CEO Raviv Melamed, a former VP at Intel, co-founded Vayyar Imaging in 2011. The Tel Aviv-area company announced Wednesday that it has secured $109 million in Series D funding led by Koch Disruptive Technologies. Regal Four, Battery Ventures and Bessemer Venture Partners also participated in the financing, among others.
Vayyar's technology uses embedded chips and imaging algorithms to generate high-resolution 4D radar images, track vital signs, and detect obstacles and movements. The company claims its sensors do not collect any optic data to maintain user privacy.
For the tracking of movement around the house, like if an elderly person were to fall in the bedroom or the bathroom, Melamed explained that Vayyar's products are small enough to conceal and make people forget about them—unlike wearables like a pendant or bracelet, which can make some users feel uncomfortable.
"There's no real competitor to our chip," he said. "It's much smaller and more advanced than what's out there in the market."
In August, the company launched a sensor geared toward saving children from vehicular heatstroke by monitoring the inside of the car.

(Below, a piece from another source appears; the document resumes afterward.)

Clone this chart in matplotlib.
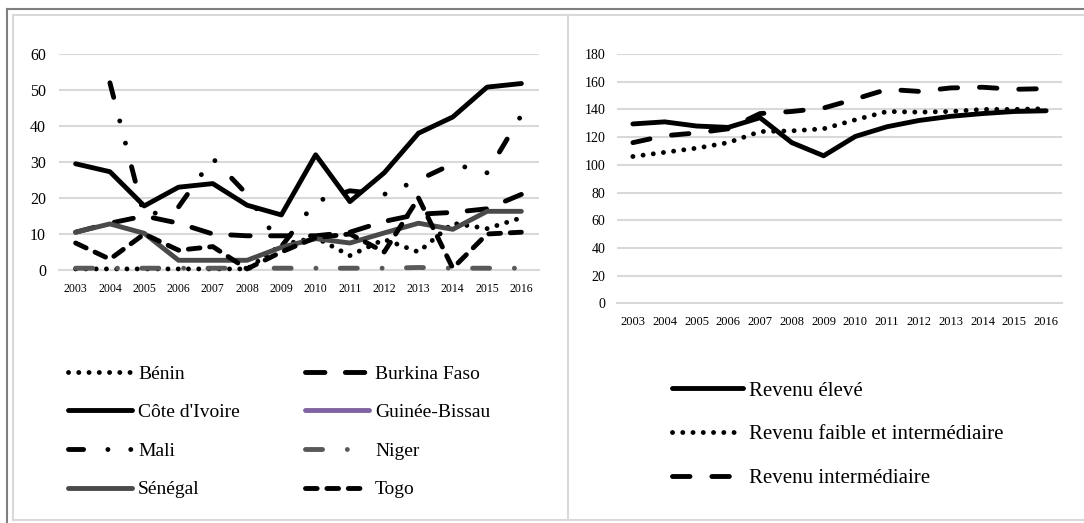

Vayyar plans to customize the sensors to meet country-specific needs of car manufacturers. The move comes as child presence detection would be required in the US by 2022 with the passing of the Hot Cars Act, a bill introduced earlier this year by three members of the House of Representatives.
Vayyar has raised $188 million in VC financing to date. It secured a $45 million Series C at a roughly $275 million valuation in 2017.